When I came out to my mom it was only because I’d just been released from the hospital and I was high on painkillers. She held my hand as she drove me home.
When I came out to my parents at 17, my mother said, “Oh, we’ve always known that.”
When I came out at the age of 36, I would regularly catch myself giggling at how silly it had been that I hadn’t done it sooner.
When I came out in the ’80s, I thought I would finally have some place to belong. Turns out I wasn’t the right kind of gay, either. I’m still alone, without a tribe.
When I came out, I felt a very heavy load lifted off my shoulders. Years of depression and self-hate went away. I abandoned 37 years at a church that couldn’t accept me and went to one that does.

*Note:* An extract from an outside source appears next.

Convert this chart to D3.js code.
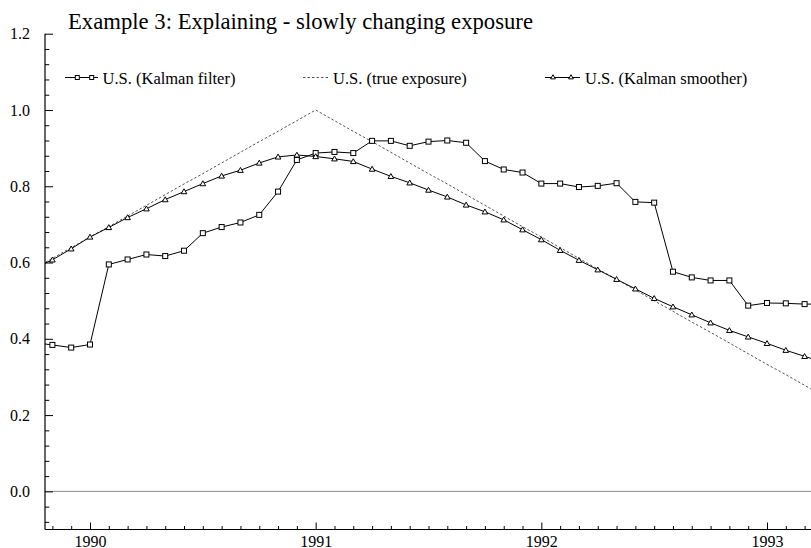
<!DOCTYPE html>
<html>
<head>
<meta charset="utf-8">
<script src="https://cdn.jsdelivr.net/npm/d3@7"></script>
<style>
  html, body { margin: 0; padding: 0; background: #fff; }
  svg { display: block; }
  text { font-family: "Liberation Serif", "Times New Roman", serif; fill: #000; }
</style>
</head>
<body>
<svg id="chart" width="811" height="548"></svg>
<script>
// ---- data (monthly, Oct 1989 .. Apr 1993) ----
const startYear = 1989, startMonth = 10, nMonths = 43;
const kalmanFilter = [
  0.390, 0.384, 0.377, 0.385, 0.595, 0.608, 0.621, 0.617, 0.631, 0.677, 0.693, 0.705,
  0.725, 0.786, 0.869, 0.887, 0.890, 0.887, 0.919, 0.919, 0.906, 0.917, 0.920, 0.914,
  0.866, 0.844, 0.836, 0.807, 0.807, 0.798, 0.801, 0.808, 0.759, 0.757, 0.576, 0.561,
  0.553, 0.553, 0.487, 0.494, 0.493, 0.491, 0.491
];
const trueExposure = [
  0.583, 0.611, 0.639, 0.667, 0.694, 0.722, 0.750, 0.778, 0.806, 0.833, 0.861, 0.889,
  0.917, 0.944, 0.972, 1.000, 0.972, 0.944, 0.917, 0.889, 0.861, 0.833, 0.806, 0.778,
  0.750, 0.722, 0.694, 0.667, 0.639, 0.611, 0.583, 0.556, 0.528, 0.500, 0.472, 0.444,
  0.417, 0.389, 0.361, 0.333, 0.306, 0.278, 0.250
];
const kalmanSmoother = [
  0.585, 0.607, 0.636, 0.667, 0.692, 0.718, 0.741, 0.765, 0.786, 0.807, 0.827, 0.842,
  0.861, 0.877, 0.882, 0.878, 0.872, 0.865, 0.845, 0.826, 0.809, 0.790, 0.772, 0.751,
  0.733, 0.712, 0.686, 0.660, 0.632, 0.606, 0.581, 0.556, 0.531, 0.506, 0.484, 0.463,
  0.442, 0.422, 0.405, 0.388, 0.370, 0.354, 0.338
];
const yearTicks = [1990, 1991, 1992, 1993];
const yMajorTicks = [0.0, 0.2, 0.4, 0.6, 0.8, 1.0, 1.2];
const seriesNames = ["U.S. (Kalman filter)", "U.S. (true exposure)", "U.S. (Kalman smoother)"];
const titleText = "Example 3: Explaining - slowly changing exposure";

(function () {
// time index: year + (month-1)/12
const times = d3.range(nMonths).map(i => startYear + (startMonth - 1 + i) / 12);

const svg = d3.select("#chart");
const pL = 45, pR = 811, pT = 33.7, pB = 529.5;

const x = d3.scaleLinear().domain([1989.8, 1993.2]).range([90 - 0.2 * 225.667, 90 + 3.2 * 225.667]);
const y = d3.scaleLinear().domain([-0.1, 1.2]).range([pB, pT]);

// clip for plot area
svg.append("defs").append("clipPath").attr("id", "plotclip")
  .append("rect").attr("x", pL).attr("y", 0).attr("width", pR - pL).attr("height", pB);

// title
svg.append("text").attr("x", 68).attr("y", 29)
  .style("font-size", "22.7px").text(titleText);

// zero line
svg.append("line")
  .attr("x1", pL).attr("x2", pR).attr("y1", y(0)).attr("y2", y(0))
  .attr("stroke", "#8c8c8c").attr("stroke-width", 1);

// axes
const xMinor = times.filter(t => t > 1989.8 && t < 1993.2 && Math.abs(t - Math.round(t)) > 1e-6);
const xAxisG = svg.append("g").attr("transform", `translate(0,${pB})`);
xAxisG.call(d3.axisBottom(x).tickValues(xMinor).tickSize(-3.5).tickFormat(""))
  .call(g => g.select(".domain").remove());
xAxisG.append("g").call(d3.axisBottom(x).tickValues(yearTicks).tickSize(-7).tickPadding(6).tickFormat(d3.format("d")))
  .call(g => g.select(".domain").remove())
  .call(g => g.selectAll("text").style("font-size", "16px").attr("fill", "#000")
      .style("font-family", '"Liberation Serif", "Times New Roman", serif'));
xAxisG.selectAll("line").attr("stroke", "#000");
svg.append("line").attr("x1", pL).attr("x2", pR).attr("y1", pB).attr("y2", pB)
  .attr("stroke", "#000").attr("stroke-width", 1.2);

const yMinor = d3.range(-0.08, 1.2, 0.04).filter(v => Math.abs(v * 5 - Math.round(v * 5)) > 1e-6);
const yAxisG = svg.append("g").attr("transform", `translate(${pL},0)`);
yAxisG.call(d3.axisLeft(y).tickValues(yMinor).tickSize(-4.3).tickFormat(""))
  .call(g => g.select(".domain").remove());
yAxisG.append("g").call(d3.axisLeft(y).tickValues(yMajorTicks).tickSize(-8).tickPadding(15).tickFormat(d3.format(".1f")))
  .call(g => g.select(".domain").remove())
  .call(g => g.selectAll("text").style("font-size", "16px").attr("fill", "#000")
      .style("font-family", '"Liberation Serif", "Times New Roman", serif'));
yAxisG.selectAll("line").attr("stroke", "#000");
svg.append("line").attr("x1", pL).attr("x2", pL).attr("y1", pT).attr("y2", pB)
  .attr("stroke", "#000").attr("stroke-width", 1.2);

// series
const plot = svg.append("g").attr("clip-path", "url(#plotclip)");
const line = d3.line().x((d, i) => x(times[i])).y(d => y(d));

plot.append("path").datum(trueExposure).attr("d", line)
  .attr("fill", "none").attr("stroke", "#555").attr("stroke-width", 1).attr("stroke-dasharray", "2.5,2");

plot.append("path").datum(kalmanFilter).attr("d", line)
  .attr("fill", "none").attr("stroke", "#000").attr("stroke-width", 1);
plot.append("path").datum(kalmanSmoother).attr("d", line)
  .attr("fill", "none").attr("stroke", "#000").attr("stroke-width", 1);

const sq = 5;
plot.selectAll("rect.kf").data(kalmanFilter).enter().append("rect").attr("class", "kf")
  .attr("x", (d, i) => x(times[i]) - sq / 2).attr("y", d => y(d) - sq / 2)
  .attr("width", sq).attr("height", sq)
  .attr("fill", "#fff").attr("stroke", "#000").attr("stroke-width", 1);

const tri = d3.symbol().type(d3.symbolTriangle).size(14);
plot.selectAll("path.ks").data(kalmanSmoother).enter().append("path").attr("class", "ks")
  .attr("d", tri)
  .attr("transform", (d, i) => `translate(${x(times[i])},${y(d) + 0.5})`)
  .attr("fill", "#fff").attr("stroke", "#000").attr("stroke-width", 1);

// legend
const ly = 77.5, lty = 83.5;
const lg = svg.append("g");
lg.append("line").attr("x1", 65).attr("x2", 98).attr("y1", ly).attr("y2", ly).attr("stroke", "#000");
[77.3, 91.7].forEach(cx => lg.append("rect").attr("x", cx - 2).attr("y", ly - 2).attr("width", 4).attr("height", 4)
  .attr("fill", "#fff").attr("stroke", "#000"));
lg.append("text").attr("x", 102.5).attr("y", lty).style("font-size", "16.5px").text(seriesNames[0]);

lg.append("line").attr("x1", 303).attr("x2", 328).attr("y1", ly).attr("y2", ly)
  .attr("stroke", "#555").attr("stroke-dasharray", "2.5,2");
lg.append("text").attr("x", 333).attr("y", lty).style("font-size", "16.5px").text(seriesNames[1]);

lg.append("line").attr("x1", 545).attr("x2", 580).attr("y1", ly).attr("y2", ly).attr("stroke", "#000");
const triL = d3.symbol().type(d3.symbolTriangle).size(10);
[553, 571].forEach(cx => lg.append("path").attr("d", triL).attr("transform", `translate(${cx},${ly})`)
  .attr("fill", "#fff").attr("stroke", "#000"));
lg.append("text").attr("x", 585).attr("y", lty).style("font-size", "16.5px").text(seriesNames[2]);
})();
</script>
</body>
</html>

When I came out, my wife took the children to her parents’. We stayed married two more years, which was a big mistake. It took me 20 years to make amends for that.
When I came out in in 1985 my parents dragged me out of the Lesbian & Gay Centre in Manchester and screamed abuse at me on Canal Street. They joined a support group for parents of queer Jewish youth and got over it. In 2006 they came to my civil partnership ceremony. Spare Rib magazine and Channel 4 was the only oases in heteroculture in 1985. Without those and the support offered at the Manchester gay youth group I definitely would have topped myself.
When I came out, my mum was confused. Hesitant. I’d been in an abusive, straight relationship at the time, and fallen for a woman in another country. Four years later, and my parents both agree my wife is the best thing that’s ever happened to me.